What to do: Leave out the pictures and reproduce all of the data exactly.

Source data:

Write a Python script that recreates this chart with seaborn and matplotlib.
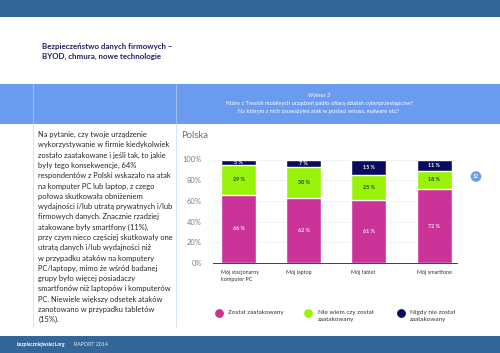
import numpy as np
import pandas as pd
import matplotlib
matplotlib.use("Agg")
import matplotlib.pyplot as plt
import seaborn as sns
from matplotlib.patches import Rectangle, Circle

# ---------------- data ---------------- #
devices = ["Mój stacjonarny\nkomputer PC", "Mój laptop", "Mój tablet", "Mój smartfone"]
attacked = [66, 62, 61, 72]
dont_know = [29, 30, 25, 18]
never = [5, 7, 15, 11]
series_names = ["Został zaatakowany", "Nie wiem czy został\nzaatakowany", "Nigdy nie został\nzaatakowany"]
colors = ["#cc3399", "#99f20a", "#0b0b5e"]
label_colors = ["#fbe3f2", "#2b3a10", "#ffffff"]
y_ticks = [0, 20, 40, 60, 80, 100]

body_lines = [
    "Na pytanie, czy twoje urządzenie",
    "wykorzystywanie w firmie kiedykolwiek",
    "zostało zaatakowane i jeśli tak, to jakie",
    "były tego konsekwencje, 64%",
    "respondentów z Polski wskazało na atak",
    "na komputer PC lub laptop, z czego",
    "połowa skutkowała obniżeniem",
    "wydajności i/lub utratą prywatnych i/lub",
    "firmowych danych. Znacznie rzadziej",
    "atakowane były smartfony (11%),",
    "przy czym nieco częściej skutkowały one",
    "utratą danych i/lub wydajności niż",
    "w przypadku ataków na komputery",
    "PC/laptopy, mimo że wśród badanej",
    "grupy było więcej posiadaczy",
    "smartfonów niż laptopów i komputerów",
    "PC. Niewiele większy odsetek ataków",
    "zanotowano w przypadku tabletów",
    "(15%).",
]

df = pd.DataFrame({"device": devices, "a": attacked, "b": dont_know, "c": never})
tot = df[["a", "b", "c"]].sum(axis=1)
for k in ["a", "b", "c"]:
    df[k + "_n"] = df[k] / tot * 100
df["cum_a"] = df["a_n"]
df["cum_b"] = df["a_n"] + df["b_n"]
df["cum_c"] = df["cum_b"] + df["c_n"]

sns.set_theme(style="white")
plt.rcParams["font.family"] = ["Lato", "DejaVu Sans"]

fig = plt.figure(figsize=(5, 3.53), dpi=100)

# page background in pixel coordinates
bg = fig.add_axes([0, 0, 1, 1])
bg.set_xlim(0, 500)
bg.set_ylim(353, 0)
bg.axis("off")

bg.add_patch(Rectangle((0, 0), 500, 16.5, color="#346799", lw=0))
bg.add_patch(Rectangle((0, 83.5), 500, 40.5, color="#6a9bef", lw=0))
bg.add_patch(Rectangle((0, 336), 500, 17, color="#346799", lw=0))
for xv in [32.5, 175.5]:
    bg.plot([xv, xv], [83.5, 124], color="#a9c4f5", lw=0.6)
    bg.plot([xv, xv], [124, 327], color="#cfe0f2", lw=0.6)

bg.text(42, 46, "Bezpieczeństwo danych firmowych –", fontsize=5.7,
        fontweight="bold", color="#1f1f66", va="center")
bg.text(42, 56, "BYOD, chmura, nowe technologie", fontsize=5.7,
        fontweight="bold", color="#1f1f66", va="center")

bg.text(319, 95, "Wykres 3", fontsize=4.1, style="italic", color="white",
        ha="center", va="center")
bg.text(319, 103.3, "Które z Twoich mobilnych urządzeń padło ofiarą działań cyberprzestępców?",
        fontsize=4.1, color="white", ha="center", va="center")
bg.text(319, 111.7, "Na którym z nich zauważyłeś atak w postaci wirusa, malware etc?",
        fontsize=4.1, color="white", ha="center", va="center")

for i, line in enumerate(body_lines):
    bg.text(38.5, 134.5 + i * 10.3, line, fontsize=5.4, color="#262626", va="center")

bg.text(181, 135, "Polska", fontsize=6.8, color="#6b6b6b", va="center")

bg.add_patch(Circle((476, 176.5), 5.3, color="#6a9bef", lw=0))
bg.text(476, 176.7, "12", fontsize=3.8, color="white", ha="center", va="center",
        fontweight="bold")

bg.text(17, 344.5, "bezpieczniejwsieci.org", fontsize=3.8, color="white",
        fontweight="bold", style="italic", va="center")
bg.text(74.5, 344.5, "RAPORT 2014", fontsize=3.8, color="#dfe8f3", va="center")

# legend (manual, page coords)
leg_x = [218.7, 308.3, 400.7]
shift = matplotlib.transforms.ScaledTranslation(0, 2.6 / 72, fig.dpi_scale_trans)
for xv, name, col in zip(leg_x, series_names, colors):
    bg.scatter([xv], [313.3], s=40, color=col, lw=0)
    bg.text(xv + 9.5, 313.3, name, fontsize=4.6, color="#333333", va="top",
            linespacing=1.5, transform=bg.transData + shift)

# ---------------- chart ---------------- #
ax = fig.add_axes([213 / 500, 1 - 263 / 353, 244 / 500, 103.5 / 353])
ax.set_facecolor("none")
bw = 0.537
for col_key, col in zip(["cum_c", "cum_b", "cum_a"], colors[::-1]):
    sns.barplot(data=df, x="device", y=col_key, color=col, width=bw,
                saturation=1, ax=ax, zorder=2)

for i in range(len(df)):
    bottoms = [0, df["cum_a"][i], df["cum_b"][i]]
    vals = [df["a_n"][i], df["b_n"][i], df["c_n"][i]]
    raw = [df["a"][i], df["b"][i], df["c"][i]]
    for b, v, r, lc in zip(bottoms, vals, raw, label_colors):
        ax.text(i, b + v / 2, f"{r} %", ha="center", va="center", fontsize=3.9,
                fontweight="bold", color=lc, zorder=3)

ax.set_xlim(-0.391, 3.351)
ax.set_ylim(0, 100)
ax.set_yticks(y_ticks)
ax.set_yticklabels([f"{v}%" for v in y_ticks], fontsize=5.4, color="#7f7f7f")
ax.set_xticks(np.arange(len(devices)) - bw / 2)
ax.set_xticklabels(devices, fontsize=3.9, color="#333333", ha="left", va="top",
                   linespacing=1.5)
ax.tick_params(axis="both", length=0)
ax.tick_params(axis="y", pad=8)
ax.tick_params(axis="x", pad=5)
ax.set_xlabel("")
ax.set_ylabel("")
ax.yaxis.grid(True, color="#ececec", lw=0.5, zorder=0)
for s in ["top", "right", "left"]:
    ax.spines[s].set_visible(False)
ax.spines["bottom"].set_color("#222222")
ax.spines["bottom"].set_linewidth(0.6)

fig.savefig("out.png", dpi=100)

Response to the exercise:
Write a Python script that recreates this chart with seaborn and matplotlib.
import numpy as np
import pandas as pd
import matplotlib
matplotlib.use("Agg")
import matplotlib.pyplot as plt
import seaborn as sns
from matplotlib.patches import Rectangle, Circle

# ---------------- data ---------------- #
devices = ["Mój stacjonarny\nkomputer PC", "Mój laptop", "Mój tablet", "Mój smartfone"]
attacked = [66, 62, 61, 72]
dont_know = [29, 30, 25, 18]
never = [5, 7, 15, 11]
series_names = ["Został zaatakowany", "Nie wiem czy został\nzaatakowany", "Nigdy nie został\nzaatakowany"]
colors = ["#cc3399", "#99f20a", "#0b0b5e"]
label_colors = ["#fbe3f2", "#2b3a10", "#ffffff"]
y_ticks = [0, 20, 40, 60, 80, 100]

body_lines = [
    "Na pytanie, czy twoje urządzenie",
    "wykorzystywanie w firmie kiedykolwiek",
    "zostało zaatakowane i jeśli tak, to jakie",
    "były tego konsekwencje, 64%",
    "respondentów z Polski wskazało na atak",
    "na komputer PC lub laptop, z czego",
    "połowa skutkowała obniżeniem",
    "wydajności i/lub utratą prywatnych i/lub",
    "firmowych danych. Znacznie rzadziej",
    "atakowane były smartfony (11%),",
    "przy czym nieco częściej skutkowały one",
    "utratą danych i/lub wydajności niż",
    "w przypadku ataków na komputery",
    "PC/laptopy, mimo że wśród badanej",
    "grupy było więcej posiadaczy",
    "smartfonów niż laptopów i komputerów",
    "PC. Niewiele większy odsetek ataków",
    "zanotowano w przypadku tabletów",
    "(15%).",
]

df = pd.DataFrame({"device": devices, "a": attacked, "b": dont_know, "c": never})
tot = df[["a", "b", "c"]].sum(axis=1)
for k in ["a", "b", "c"]:
    df[k + "_n"] = df[k] / tot * 100
df["cum_a"] = df["a_n"]
df["cum_b"] = df["a_n"] + df["b_n"]
df["cum_c"] = df["cum_b"] + df["c_n"]

sns.set_theme(style="white")
plt.rcParams["font.family"] = ["Lato", "DejaVu Sans"]

fig = plt.figure(figsize=(5, 3.53), dpi=100)

# page background in pixel coordinates
bg = fig.add_axes([0, 0, 1, 1])
bg.set_xlim(0, 500)
bg.set_ylim(353, 0)
bg.axis("off")

bg.add_patch(Rectangle((0, 0), 500, 16.5, color="#346799", lw=0))
bg.add_patch(Rectangle((0, 83.5), 500, 40.5, color="#6a9bef", lw=0))
bg.add_patch(Rectangle((0, 336), 500, 17, color="#346799", lw=0))
for xv in [32.5, 175.5]:
    bg.plot([xv, xv], [83.5, 124], color="#a9c4f5", lw=0.6)
    bg.plot([xv, xv], [124, 327], color="#cfe0f2", lw=0.6)

bg.text(42, 46, "Bezpieczeństwo danych firmowych –", fontsize=5.7,
        fontweight="bold", color="#1f1f66", va="center")
bg.text(42, 56, "BYOD, chmura, nowe technologie", fontsize=5.7,
        fontweight="bold", color="#1f1f66", va="center")

bg.text(319, 95, "Wykres 3", fontsize=4.1, style="italic", color="white",
        ha="center", va="center")
bg.text(319, 103.3, "Które z Twoich mobilnych urządzeń padło ofiarą działań cyberprzestępców?",
        fontsize=4.1, color="white", ha="center", va="center")
bg.text(319, 111.7, "Na którym z nich zauważyłeś atak w postaci wirusa, malware etc?",
        fontsize=4.1, color="white", ha="center", va="center")

for i, line in enumerate(body_lines):
    bg.text(38.5, 134.5 + i * 10.3, line, fontsize=5.4, color="#262626", va="center")

bg.text(181, 135, "Polska", fontsize=6.8, color="#6b6b6b", va="center")

bg.add_patch(Circle((476, 176.5), 5.3, color="#6a9bef", lw=0))
bg.text(476, 176.7, "12", fontsize=3.8, color="white", ha="center", va="center",
        fontweight="bold")

bg.text(17, 344.5, "bezpieczniejwsieci.org", fontsize=3.8, color="white",
        fontweight="bold", style="italic", va="center")
bg.text(74.5, 344.5, "RAPORT 2014", fontsize=3.8, color="#dfe8f3", va="center")

# legend (manual, page coords)
leg_x = [218.7, 308.3, 400.7]
shift = matplotlib.transforms.ScaledTranslation(0, 2.6 / 72, fig.dpi_scale_trans)
for xv, name, col in zip(leg_x, series_names, colors):
    bg.scatter([xv], [313.3], s=40, color=col, lw=0)
    bg.text(xv + 9.5, 313.3, name, fontsize=4.6, color="#333333", va="top",
            linespacing=1.5, transform=bg.transData + shift)

# ---------------- chart ---------------- #
ax = fig.add_axes([213 / 500, 1 - 263 / 353, 244 / 500, 103.5 / 353])
ax.set_facecolor("none")
bw = 0.537
for col_key, col in zip(["cum_c", "cum_b", "cum_a"], colors[::-1]):
    sns.barplot(data=df, x="device", y=col_key, color=col, width=bw,
                saturation=1, ax=ax, zorder=2)

for i in range(len(df)):
    bottoms = [0, df["cum_a"][i], df["cum_b"][i]]
    vals = [df["a_n"][i], df["b_n"][i], df["c_n"][i]]
    raw = [df["a"][i], df["b"][i], df["c"][i]]
    for b, v, r, lc in zip(bottoms, vals, raw, label_colors):
        ax.text(i, b + v / 2, f"{r} %", ha="center", va="center", fontsize=3.9,
                fontweight="bold", color=lc, zorder=3)

ax.set_xlim(-0.391, 3.351)
ax.set_ylim(0, 100)
ax.set_yticks(y_ticks)
ax.set_yticklabels([f"{v}%" for v in y_ticks], fontsize=5.4, color="#7f7f7f")
ax.set_xticks(np.arange(len(devices)) - bw / 2)
ax.set_xticklabels(devices, fontsize=3.9, color="#333333", ha="left", va="top",
                   linespacing=1.5)
ax.tick_params(axis="both", length=0)
ax.tick_params(axis="y", pad=8)
ax.tick_params(axis="x", pad=5)
ax.set_xlabel("")
ax.set_ylabel("")
ax.yaxis.grid(True, color="#ececec", lw=0.5, zorder=0)
for s in ["top", "right", "left"]:
    ax.spines[s].set_visible(False)
ax.spines["bottom"].set_color("#222222")
ax.spines["bottom"].set_linewidth(0.6)

fig.savefig("out.png", dpi=100)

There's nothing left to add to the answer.